18 Sengketa Ringan Di Banda Aceh Dapat Diselesaikan Secara Hukum Adat

Kepala Bidang Hukum Adat dan Adat Istiadat, Isfar Muchtaruddin.

Banda Aceh – Pemerintah Kota Banda Aceh melalui Majelis Adat Aceh (MAA) Kota Banda Aceh terus berupaya menciptakan masyarakat  rukun dan damai dalam kehidupan bermasyarakat.

Dalam hal ini, MAA Banda Aceh terus melakukan sosialisasi dan pelatihan serta simulasi tentang teori dan praktek tata cara pelaksanaan peradilan adat atau hukum adat bagi perangkat desa di  Kota Banda Aceh .

Hal tersebut disampaikan oleh Ketua Majelis Adat Aceh melalui Kepala Bidang Hukum Adat dan Adat Istiadat Isfar Muchtaruddin, pada Senin (06/07/2020) di Kantor MAA.

Isfar mengatakan, peradilan adat ini bertujuan untuk menjaga kerukunan dan kedamaian serta keharmonisan dalam rumah tangga, bertetangga dan lingkungan warga di Kota Banda Aceh.

“Sengketa/perselisihan ini dapat diselesaikan dengan musyawarah melalui mediasi oleh perangkat desa seperti keuchik (kepala desa), tuha peut (aparatur desa),  imum syik (imam desa) dan sekretaris desa sehingga kerukunan tetap terjaga,” kata Isfar.

Ia juga menjelaskan bahwa sengketa yang terjadi di beberapa gampong di Kota Banda Aceh sudah 85%  melaksanakan peradilan adat.

“Beberapa gampong di  Banda Aceh sudah 85% melaksanakan  peradilan adat. Ada beberapa gampong yang meminta MAA untuk menjadi narasumber, apabila gampong lain mengundang MAA  untuk menjadi pemateri kami siap untuk memberikan teori dan tata cara tentang pelaksanaan peradilan adat atau hukum adat tersebut,” jelas Isfar.
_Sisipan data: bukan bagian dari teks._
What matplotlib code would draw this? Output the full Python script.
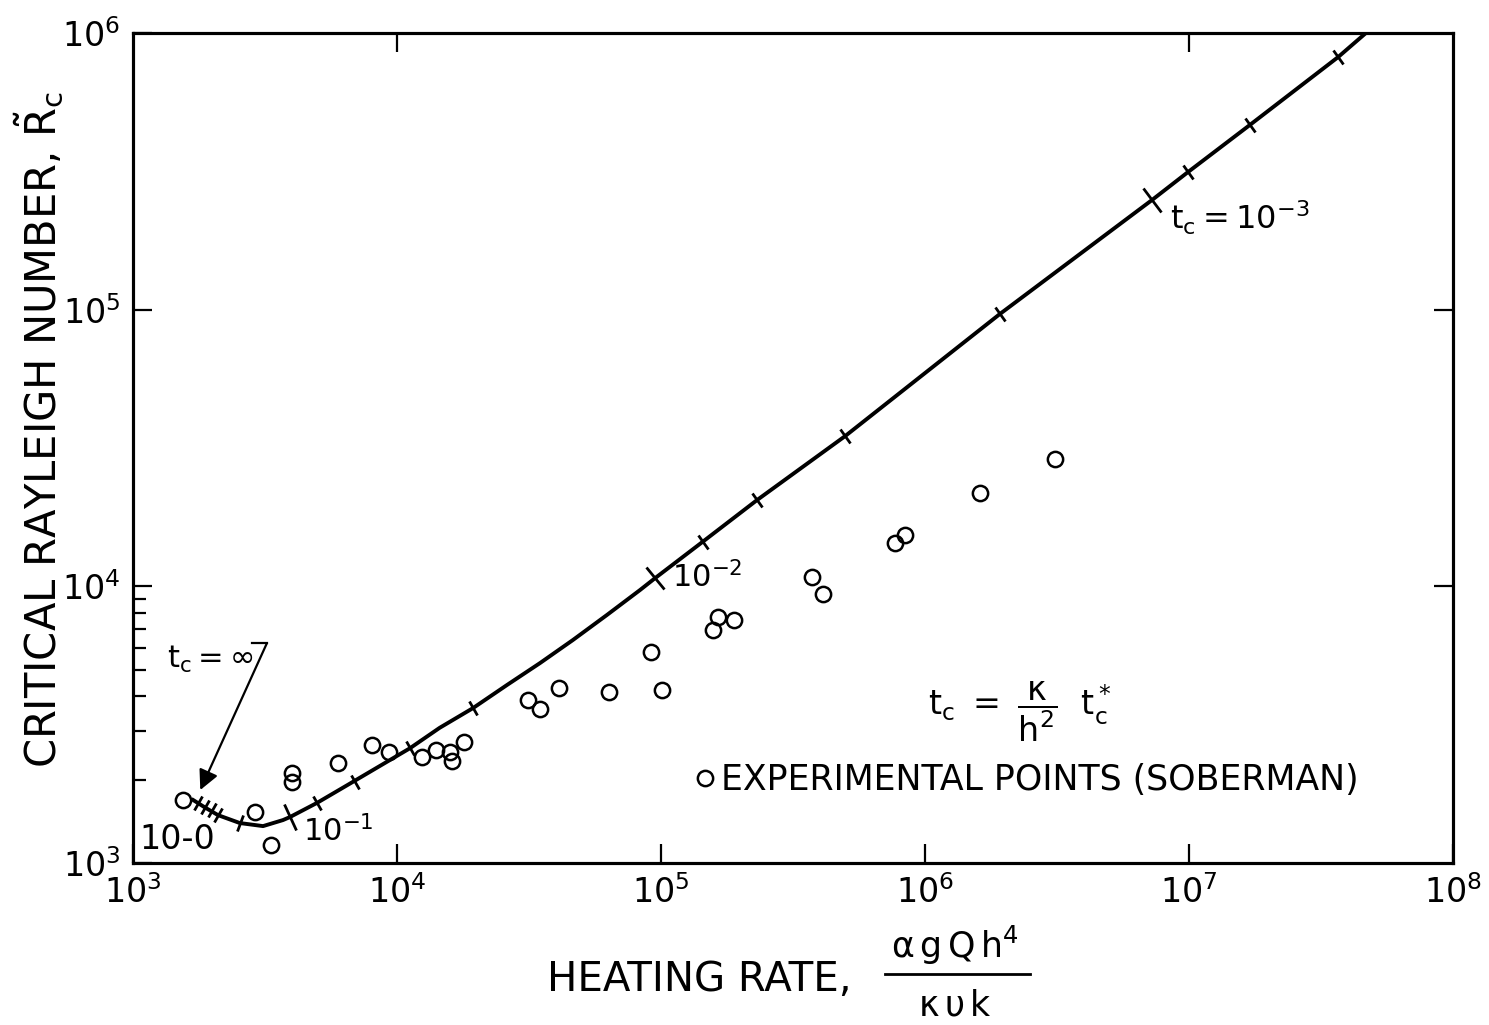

Kata Isfar, adapun perselisihan yang dapat diselesaikan dengan peradilan adat ini adalah perselisihan/sengketa dengan perkara ringan  yang berjumlah 18 perkara seperti yang tertera dalam Qanun Aceh No.9 tahun 2008 pasal 13.

” Perselisihan dalam rumah tangga, sengketa antar keluarga yang berkaitan dengan faraidh, perselisihan antar warga, khalwat mesum, perselisihan tentang hak milik, pencurian dalam keluarga (pencurian ringan), perselisihan harta seharkat, pencurian ringan, pencurian ternak peliharaan dan pelanggaran adat tentang ternak, pertanian serta hutan,” kata Isfar.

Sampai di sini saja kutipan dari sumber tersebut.